Mad Men is a show about the excesses of the '60s. Of cigarette-smoking, scotch-drinking men at the top who change the world according to their own whims and how their time has nearly come to an end.  It is also a show about advertising, or rather how we wish the world was.  The Hour is about men of intellect reporting on how the world actually is.  It doesn't have nearly the amount of flash that Mad Men has but its full of substance, of meaning.  One series (which is what the Brits call "seasons") in and it's proved itself to be a really good show.  I'm hoping that series two will solidify it as a truly great one.  And that's why The Hour 2 gets my Pick of the Week.

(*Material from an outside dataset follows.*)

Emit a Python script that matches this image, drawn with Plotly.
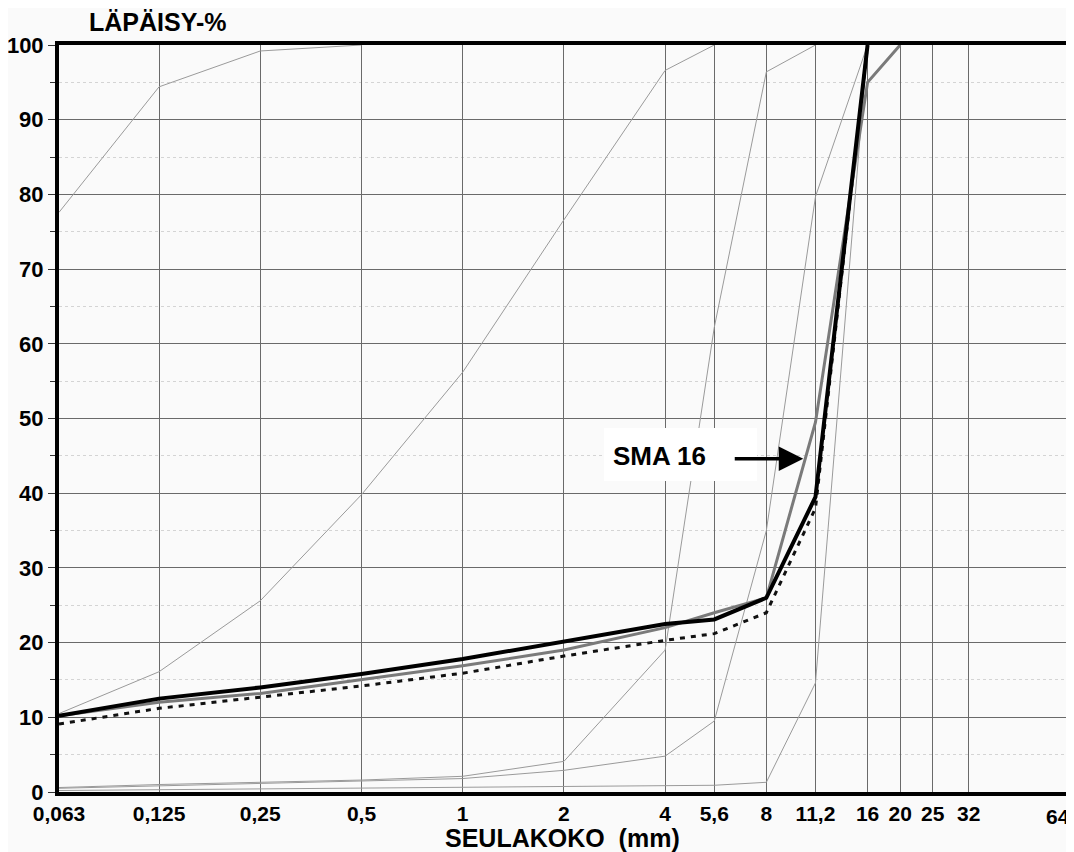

Also out this week that looks interesting:

Frankenweenie (Blu-ray 3D/Blu-ray/DVD/Digital Copy Combo): Tim Burton's very first film was a short stop-motion movie spoof of the Frankenstein movies but with a dog instead of a monster.  Last year he remade that short into a full-length picture.  I never saw the short but considering his rather terrible track record over the last decade I decided to skip this one entirely.  Eventually, I always give Burton films a chance because I love so much of his work, so I'm giving it the nod even if I'm none too excited.

Archer Season Three: I want to love this show.  I'm a fan of spy movies and spy-movie spoofs, and I heartily enjoy most of H. Jon Benjamin's work, but when I gave the first season a run, I just couldn't get into it.  It might have been that my wife was around and she frowns heavily on the raunchiness factor, or the fact that so many characters yell so many of their lines and that grows wearisome quickly.  Either way, I still planning on giving it a second look sooner or later.

Dredd (Blu-ray 3D/Blu-ray/Digital Copy Combo):  I've never read the comic though it is generally loved by those who love comics. I did see the Sylvester Stallone version and it was (resisting the urge to write "dreadful") terrible.  The new one looks better, though I tend to take my time with comic book movies as you have to let the fanboy hype settle less I find myself terrible dissappointed.

Two-Lane Blacktop (Criterion Blu-ray): The only thing I know about this is that it stars James Taylor.  There was a time I was very much a fan of Taylor's music which tuned me into this film and made me want to see it.  I've since lost my love for the singer, which also saw my interest in this film dwindle.  But Criterion likes it and has given it a shiny new finish with lots of extras so I guess I'll have to check it out.